People have written here asking about soul mates.3 In certain circles this is the latest vogue. The idea is an old one; it is based upon the reality of counterparts, and presents another version of the theory. But, again, it is treated with an almost pompous seriousness. (Pause.) Many of those who use the term do it to hide rather than to release their own joyful abilities. They spend time searching for their soul mates — but the search involves them in a pilgrimage for a kind of impossible communication with another, in which all division is lost, with the two then trying to join in a cementing oneness, suffocating all sense of play or creativity. You are not one part, or one half, of another soul,4 searching through the annals of time for your partner, undone until you are completed by your soul mate.

[... 1 paragraph ...]

(Long pause.) I am not denying the importance of true reason. Certainly I am not telling you to ignore the intellect. But you do often ignore the playfulness of the intellect, and force it to become something less than it is.

[... 3 paragraphs ...]

You pay little heed, however. You think that this is just your “imagination.” The unknown reality is alive in your own psyche. There are hints of it in all of your experience. You would not be alive, in your terms, if first you did not imagine yourself as you are. Play is, in fact, one of the most practical methods of survival, both individually and for the species. Within its framework lie the secrets of creativity, and within the secrets of creativity lie the secrets of being.

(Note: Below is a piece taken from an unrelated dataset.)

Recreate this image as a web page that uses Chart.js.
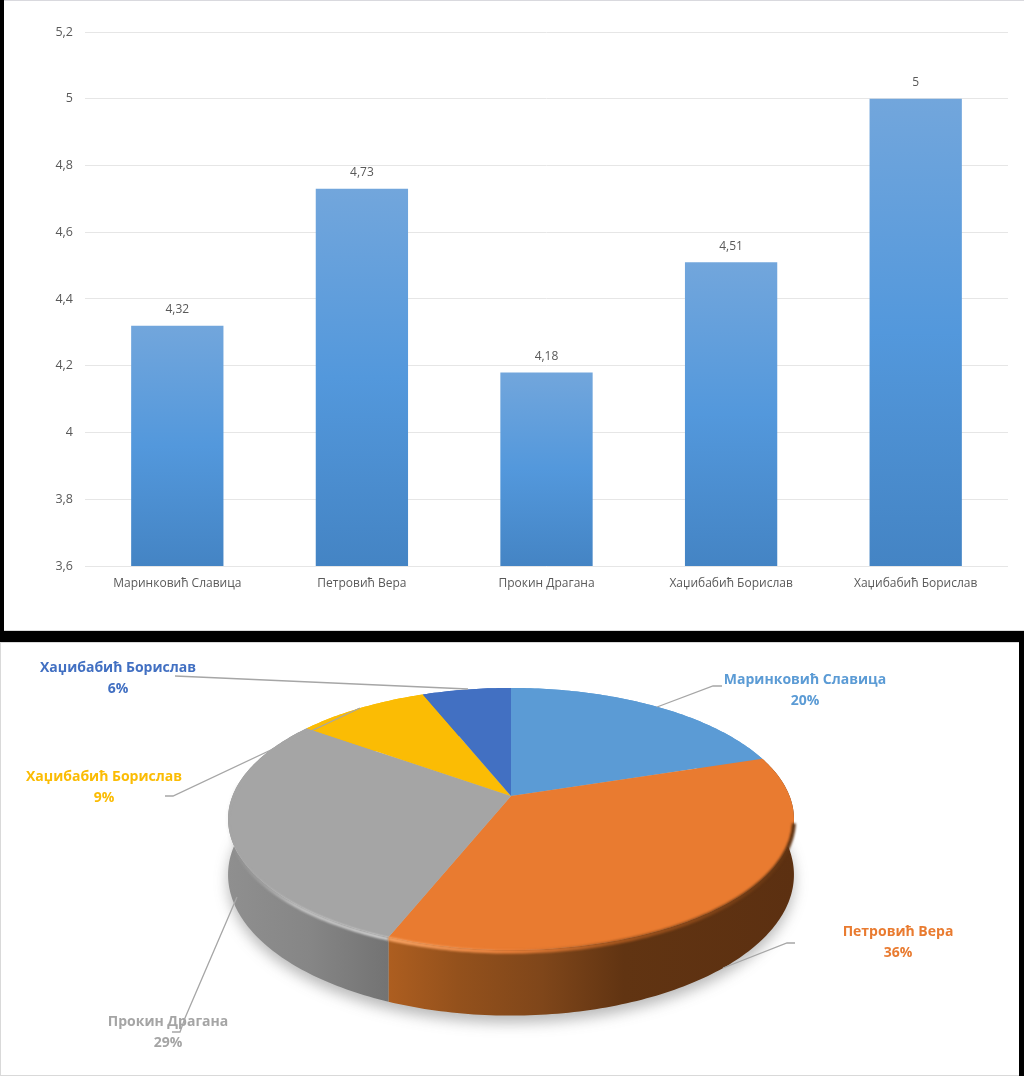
<!DOCTYPE html>
<html>
<head>
<meta charset="utf-8">
<title>Chart</title>
<script src="https://cdn.jsdelivr.net/npm/chart.js@4"></script>
<style>
  html, body { margin: 0; padding: 0; background: #000; }
  body { position: relative; width: 1024px; height: 1076px; overflow: hidden; }
  .panel { position: absolute; background: #fff; box-sizing: border-box; }
  #barPanel { left: 4px; top: 0; width: 1020px; height: 631px; border-top: 1px solid #d9d9de; border-bottom: 1px solid #d9d9d9; }
  #piePanel { left: 0; top: 642px; width: 1019px; height: 434px; border-left: 1px solid #d9d9d9; border-top: 1px solid #d9d9d9; border-bottom: 1px solid #d9d9d9; }
  canvas { position: absolute; left: 0; top: 0; }
  #barPanel canvas { top: -1px; }
  #piePanel canvas { left: -1px; top: -1px; }
</style>
</head>
<body>
<div class="panel" id="barPanel"><canvas id="barChart" width="1020" height="631"></canvas></div>
<div class="panel" id="piePanel"><canvas id="pieChart" width="1019" height="434"></canvas></div>
<script>
// Chart data
const barNames = ["Маринковић Славица", "Петровић Вера", "Прокин Драгана", "Хаџибабић Борислав", "Хаџибабић Борислав"];
const barValues = [4.32, 4.73, 4.18, 4.51, 5];
const yTickLabels = ["3,6", "3,8", "4", "4,2", "4,4", "4,6", "4,8", "5", "5,2"];

const pieNames = ["Маринковић Славица", "Петровић Вера", "Прокин Драгана", "Хаџибабић Борислав", "Хаџибабић Борислав"];
const pieValues = [20, 36, 29, 9, 6];
const pieColors = ["#5b9bd5", "#e97b30", "#a5a5a5", "#fbbc04", "#4270c2"];

const FONT = '"Open Sans", "Noto Sans", sans-serif';

/* Bar chart */

// each bar gets its own top to bottom gradient
function barGradient(c) {
  const yScale = c.chart.scales.y;
  if (c.type !== "data" || !yScale) return "#5599da";
  const top = yScale.getPixelForValue(barValues[c.dataIndex]);
  if (!Number.isFinite(top) || !Number.isFinite(yScale.bottom)) return "#5599da"; // scale not laid out yet
  const g = c.chart.ctx.createLinearGradient(0, top, 0, yScale.bottom);
  g.addColorStop(0, "#72a6dc");
  g.addColorStop(0.5, "#5398dc");
  g.addColorStop(1, "#4484c4");
  return g;
}

// value labels above the bars
const barLabels = {
  id: "barLabels",
  afterDatasetsDraw(chart) {
    const ctx = chart.ctx;
    ctx.save();
    ctx.font = "12px " + FONT;
    ctx.fillStyle = "#595959";
    ctx.textAlign = "center";
    ctx.textBaseline = "middle";
    chart.getDatasetMeta(0).data.forEach((bar, i) => {
      ctx.fillText(String(barValues[i]).replace(".", ","), bar.x, bar.y - 16);
    });
    ctx.restore();
  }
};

new Chart(document.getElementById("barChart"), {
  type: "bar",
  data: {
    labels: barNames,
    datasets: [{
      data: barValues,
      backgroundColor: barGradient,
      categoryPercentage: 1,
      barPercentage: 0.5
    }]
  },
  options: {
    responsive: false,
    animation: false,
    layout: { padding: { top: 32, right: 16, left: 0, bottom: 0 } },
    plugins: { legend: { display: false }, tooltip: { enabled: false } },
    scales: {
      x: {
        border: { display: false },
        grid: { display: false, drawTicks: false },
        ticks: { color: "#595959", font: { family: FONT, size: 12 }, padding: 10, maxRotation: 0, autoSkip: false },
        afterFit: s => { s.height = 65; }
      },
      y: {
        min: 3.6,
        max: 5.2,
        border: { display: false },
        grid: { color: "#e6e6e6", drawTicks: false },
        ticks: {
          stepSize: 0.2,
          color: "#595959",
          font: { family: FONT, size: 12.5 },
          padding: 12,
          callback: (v, i) => yTickLabels[i]
        },
        afterFit: s => { s.width = 81; }
      }
    }
  },
  plugins: [barLabels]
});

/* Pie chart, the library lays out the slices and the plugin projects them in perspective */

const TILT = 0.1756;      // perspective strength
const STRETCH_X = 1.857;  // horizontal size against the arc radius
const STRETCH_Y = 0.847;  // vertical size against the arc radius
const WALL = 0.36;        // wall height against the arc radius

const wallStops = [
  [[0, "#5b9bd5"], [1, "#5b9bd5"]],
  [[0, "#ad5e20"], [0.17, "#94511c"], [0.38, "#7f461a"], [0.58, "#613412"], [1, "#5c3011"]],
  [[0, "#8f8f8f"], [0.5, "#868686"], [1, "#737373"]],
  [[0, "#fbbc04"], [1, "#fbbc04"]],
  [[0, "#4270c2"], [1, "#4270c2"]]
];

// callouts in canvas coordinates: text centre and leader line
const callouts = [
  { x: 805, y: 38, line: [[657, 65], [713, 44], [722, 44]] },
  { x: 898, y: 290, line: [[723, 326], [787, 301], [795, 301]] },
  { x: 168, y: 380, line: [[237, 255], [185, 376], [180, 390], [172, 390]] },
  { x: 104, y: 135, line: [[360, 66], [173, 154], [165, 154]] },
  { x: 118, y: 26, line: [[468, 47], [175, 34]] }
];

function project(arc, a, drop) {
  const w = 1 - TILT * Math.sin(a);
  const r = arc.outerRadius;
  return {
    x: arc.x + r * STRETCH_X * Math.cos(a) / w,
    y: arc.y + r * STRETCH_Y * Math.sin(a) / w + (drop ? drop * r / w : 0)
  };
}

function edgePoints(arc, from, to, drop) {
  const pts = [];
  const n = Math.max(2, Math.ceil(Math.abs(to - from) * 60));
  for (let i = 0; i <= n; i++) pts.push(project(arc, from + (to - from) * i / n, drop));
  return pts;
}

function tracePoints(ctx, pts, start) {
  pts.forEach((p, i) => {
    if (i === 0 && start) ctx.moveTo(p.x, p.y);
    else ctx.lineTo(p.x, p.y);
  });
}

const pie3d = {
  id: "pie3d",
  beforeDatasetsDraw(chart) {
    const ctx = chart.ctx;
    const arcs = chart.getDatasetMeta(0).data;
    const whole = arcs[0];
    const full = Math.PI * 2;

    // soft shadow under the pie
    ctx.save();
    ctx.filter = "blur(7px)";
    ctx.fillStyle = "rgba(60,60,60,0.36)";
    ctx.beginPath();
    tracePoints(ctx, edgePoints(whole, 0, full, WALL + 0.04), true);
    ctx.closePath();
    ctx.fill();
    ctx.restore();

    // side walls, the back ones get hidden by the top face
    arcs.forEach((arc, i) => {
      const top = edgePoints(arc, arc.startAngle, arc.endAngle, 0);
      const bottom = edgePoints(arc, arc.endAngle, arc.startAngle, WALL);
      const xs = top.map(p => p.x);
      const g = ctx.createLinearGradient(Math.min(...xs), 0, Math.max(...xs), 0);
      wallStops[i].forEach(s => g.addColorStop(s[0], s[1]));
      ctx.fillStyle = g;
      ctx.beginPath();
      tracePoints(ctx, top, true);
      tracePoints(ctx, bottom, false);
      ctx.closePath();
      ctx.fill();
    });

    // top face
    arcs.forEach((arc, i) => {
      ctx.fillStyle = pieColors[i];
      ctx.beginPath();
      ctx.moveTo(arc.x, arc.y);
      tracePoints(ctx, edgePoints(arc, arc.startAngle, arc.endAngle, 0), false);
      ctx.closePath();
      ctx.fill();
    });

    // rounded lip where the face meets the wall
    const gray = arcs[2], orange = arcs[1];
    ctx.save();
    ctx.filter = "blur(1.2px)";
    const grayLip = ctx.createLinearGradient(390, 0, 232, 0);
    grayLip.addColorStop(0, "rgba(214,214,214,1)");
    grayLip.addColorStop(0.6, "rgba(205,205,205,0.9)");
    grayLip.addColorStop(1, "rgba(170,170,170,0.1)");
    ctx.lineWidth = 3;
    ctx.strokeStyle = grayLip;
    ctx.beginPath();
    tracePoints(ctx, edgePoints(gray, gray.startAngle, gray.startAngle + 1.3, 0.01), true);
    ctx.stroke();
    const lip = ctx.createLinearGradient(390, 0, 794, 0);
    lip.addColorStop(0, "#f6a263");
    lip.addColorStop(0.3, "#e9803a");
    lip.addColorStop(0.55, "#a9581f");
    lip.addColorStop(1, "#5f3312");
    ctx.lineWidth = 4;
    ctx.strokeStyle = lip;
    ctx.beginPath();
    tracePoints(ctx, edgePoints(orange, 0.2, orange.endAngle, 0.008), true);
    ctx.stroke();
    ctx.restore();

    // callouts
    ctx.save();
    ctx.strokeStyle = "#a6a6a6";
    ctx.lineWidth = 1.3;
    callouts.forEach(c => {
      ctx.beginPath();
      c.line.forEach((p, i) => i ? ctx.lineTo(p[0], p[1]) : ctx.moveTo(p[0], p[1]));
      ctx.stroke();
    });
    ctx.font = "bold 14px " + FONT;
    ctx.textAlign = "center";
    ctx.textBaseline = "middle";
    callouts.forEach((c, i) => {
      ctx.fillStyle = pieColors[i];
      ctx.fillText(pieNames[i], c.x, c.y);
      ctx.fillText(pieValues[i] + "%", c.x, c.y + 21);
    });
    ctx.restore();

    return false; // default flat arcs are replaced by the projected ones
  }
};

new Chart(document.getElementById("pieChart"), {
  type: "pie",
  data: {
    labels: pieNames,
    datasets: [{ data: pieValues, backgroundColor: pieColors, borderWidth: 0 }]
  },
  options: {
    responsive: false,
    animation: false,
    layout: { padding: { left: 361, right: 358, top: 4, bottom: 130 } },
    plugins: { legend: { display: false }, tooltip: { enabled: false } }
  },
  plugins: [pie3d]
});
</script>
</body>
</html>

The life that you consider real represents one narrow stratum of even your physical experience. I am not speaking here of other realities that could add to that dimension. (Pause.) Play brings you a needed rest from your distorted concepts of selfhood, and many of the world’s finest inventions have come when the inventor was not concentrating upon work, but indulging in pastimes or play.

[... 3 paragraphs ...]

The upstart, for instance, may be displaying all of the bold aspects inhibited by other family members. Through this person the others may vicariously share the excitement or suspense of those experiences that are otherwise blocked. On the other hand the achiever may be completely hiding such impulses, while expressing faithfully the desires of other family members for “excellence” and discipline. Now the same can apply to counterparts, and those in your experience can show to you, in exaggerated form, comma, abilities of your own upon which you have not chosen to concentrate. You can learn much from your counterparts, therefore, and they from you. Those counterparts that you meet will be working, playing, and being more or less within your own culture. This does not mean that you are bits and pieces of some hypothetical whole self.

[... 4 paragraphs ...]

These counterparts form psychic families. They are family representations on another level. First of all, such groups have a built-in focus — political, civic, religious, sexual, or whatever. (Pause.) Certain members of the group express the repressed tendencies of others. Yet each is supported through a common sense of belonging, so that the group sometimes seems to have its own overall identity, in which each member plays a part. Any reader can easily discover this by examining the groups to which he or she belongs.

[... 5 paragraphs ...]

Give us a moment … The Sumari are naturally playful — inventors, and relatively unfettered. They are impatient, however.10 They will be found in the arts and in the less conventional sciences.

[... 10 paragraphs ...]

Will dreams of being spontaneous. Yet even in this open [class] group, Ben’s spontaneity becomes embarrassing to adults free enough to play with the idea of spontaneity while not trusting it completely. Ben is afraid of the intellect. He is frightened that it will “pull him down.”

[... 13 paragraphs ...]

1. It will be remembered that Seth first mentioned his concept of counterparts in the ESP class session for Tuesday evening, November 18, 1974, rather than in dictation for “Unknown” Reality; see the opening notes for Session 721. In those notes I also referred to the experiences of my Roman and Jamaican counterparts — episodes that, I wrote, “played some considerable part in establishing a foundation, or impetus for such a development” (as the counterpart one). Then see all of Seth’s material on counterparts in the 721st session itself.